Jamie Hintson is a James C. Gaither junior fellow with Carnegie’s South Asia Program.

Notes

1 In other words, states could internally redraw electoral constituencies to ensure their roughly equal size. However, there would be no changes to the numbers of seats assigned to states.

2 The Webster method proceeds as follows: divide the number of seats in the house by the total population. Then divide each state’s population by this “divisor,” rounding to get the proportional number of seats for each state. If, after rounding, these seats add to more (or less) than the total number in the house, increase (or decrease) the divisor until the rounded seat numbers for each state add to the desired amount.

3 After the publication of the 2001 Census, the Government of India produced population projections from 2006 to 2026. However, the 2011 Census revealed many of the state-level projections to be inaccurate, although the total national population projection for 2011 was very close to the actual number (1.20 and 1.21 billion, respectively). Leveraging this fact, we keep the national projected population figure for 2026 and project state populations such that they sum to this total. We employ a non-cohort-component projection with logistic state growth rates from 2001 to 2011, as outlined in this tool developed by the United States Census Bureau: https://www2.census.gov/software/sptoolkit/documentation/salgst-methods.pdf.
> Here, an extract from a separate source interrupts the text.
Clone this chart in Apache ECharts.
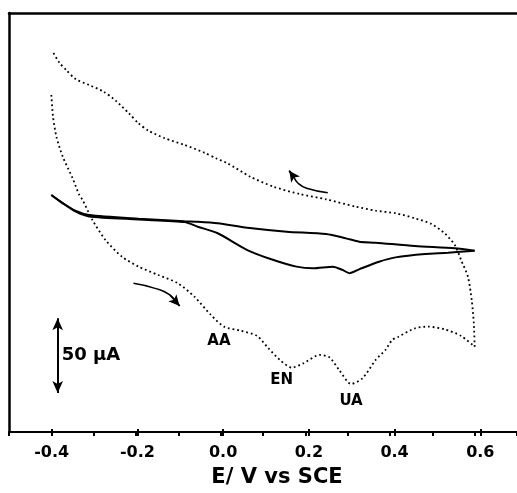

4 Under the constitution, parliamentary seats are reserved for SCs and STs, two historically disadvantaged communities. SCs (or Dalits) occupy the bottom rung of the Hindu caste order, while STs (also called Adivasis) are India’s tribal population. In reserved constituencies, candidates must hail from the reserved group (either SC or ST) in order to contest elections. However, there are no restrictions on the electorate. In other words, all eligible voters—irrespective of community—are allowed to cast their ballots.
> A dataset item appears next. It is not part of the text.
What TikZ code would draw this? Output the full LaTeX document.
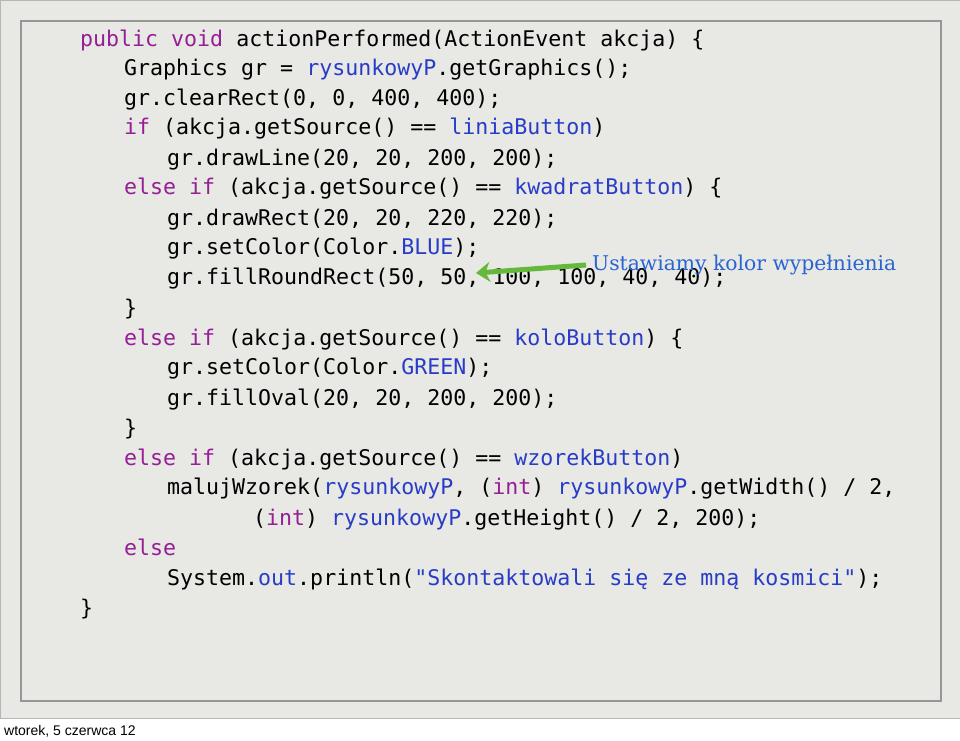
\documentclass[tikz,border=0pt]{standalone}
\usepackage{fontspec}
\setmainfont{DejaVu Serif}
\setsansfont{Liberation Sans}
\setmonofont{DejaVu Sans Mono}
\usetikzlibrary{arrows.meta}
\definecolor{slidebg}{RGB}{232,232,228}
\definecolor{framegray}{RGB}{150,150,150}
\definecolor{kw}{RGB}{150,30,150}
\definecolor{id}{RGB}{40,60,200}
\definecolor{notecol}{RGB}{40,100,210}
\definecolor{arrowgreen}{RGB}{100,185,60}
\newcommand\kw[1]{\textcolor{kw}{#1}}
\newcommand\id[1]{\textcolor{id}{#1}}

\begin{document}
\begin{tikzpicture}[x=1pt,y=-1pt,
  code/.style={anchor=base west,inner sep=0pt,font=\ttfamily\fontsize{21.6}{26}\selectfont},
  note/.style={anchor=west,inner sep=0pt,text=notecol,font=\rmfamily\fontsize{20.3}{22}\selectfont}]

  \useasboundingbox (0,0) rectangle (960,740);
  \fill[slidebg] (0,0) rectangle (960,718);
  \draw[framegray!70,line width=1pt] (0,0) rectangle (960,718);
  \draw[framegray,line width=2pt] (21,21) rectangle (941,701);

  % code lines
  \node[code] (l1)  at (80,46)  {\kw{public void} actionPerformed(ActionEvent akcja) \{};
  \node[code] (l2)  at (124,75) {Graphics gr = \id{rysunkowyP}.getGraphics();};
  \node[code] (l3)  at (124,105) {gr.clearRect(0, 0, 400, 400);};
  \node[code] (l4)  at (124,134) {\kw{if} (akcja.getSource() == \id{liniaButton})};
  \node[code] (l5)  at (167,165) {gr.drawLine(20, 20, 200, 200);};
  \node[code] (l6)  at (124,194) {\kw{else if} (akcja.getSource() == \id{kwadratButton}) \{};
  \node[code] (l7)  at (167,225) {gr.drawRect(20, 20, 220, 220);};
  \node[code] (l8)  at (167,254) {gr.setColor(Color.\id{BLUE});};
  \node[code] (l9)  at (167,284) {gr.fillRoundRect(50, 50, 100, 100, 40, 40);};
  \node[code] (l10) at (124,315) {\}};
  \node[code] (l11) at (124,345) {\kw{else if} (akcja.getSource() == \id{koloButton}) \{};
  \node[code] (l12) at (167,374) {gr.setColor(Color.\id{GREEN});};
  \node[code] (l13) at (167,405) {gr.fillOval(20, 20, 200, 200);};
  \node[code] (l14) at (124,435) {\}};
  \node[code] (l15) at (124,465) {\kw{else if} (akcja.getSource() == \id{wzorekButton})};
  \node[code] (l16) at (167,494) {malujWzorek(\id{rysunkowyP}, (\kw{int}) \id{rysunkowyP}.getWidth() / 2,};
  \node[code] (l17) at (253,525) {(\kw{int}) \id{rysunkowyP}.getHeight() / 2, 200);};
  \node[code] (l18) at (124,555) {\kw{else}};
  \node[code] (l19) at (167,585) {System.\id{out}.println(\id{"Skontaktowali się ze mną kosmici"});};
  \node[code] (l20) at (80,615) {\}};

  % annotation
  \node[note] (fill) at (592,265) {Ustawiamy kolor wypełnienia};
  \coordinate (tip) at (476,273);
  \draw[arrowgreen,line width=5pt,-{Stealth[length=14pt,width=20pt]}] ([xshift=-6pt]fill.west) -- (tip);

  \node[anchor=west,inner sep=0pt,font=\sffamily\fontsize{14}{16}\selectfont] (date) at (4,731) {wtorek, 5 czerwca 12};
\end{tikzpicture}
\end{document}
5 For instance, according to the 2011 Census, 28.6 percent of Tamil Nadu’s population was below the age of eighteen, compared to 42.7 percent of Uttar Pradesh’s population. Partially as a result of demographic differences, there are vast differences in the percentage of residents registered to vote in the two states (83.3 percent in Tamil Nadu versus 62.1 percent in Uttar Pradesh). Finally, even among registered voters, there are stark voter turnout disparities between the two states: 73.7 percent in Tamil Nadu compared to 58.3 percent in Uttar Pradesh in the 2014 election.

6 Rajya Sabha MPs serve six-year terms and elections are held biennially, with one-third of seats up for election every two years.

Carnegie India does not take institutional positions on public policy issues; the views represented herein are those of the author(s) and do not necessarily reflect the views of Carnegie India, its staff, or its trustees.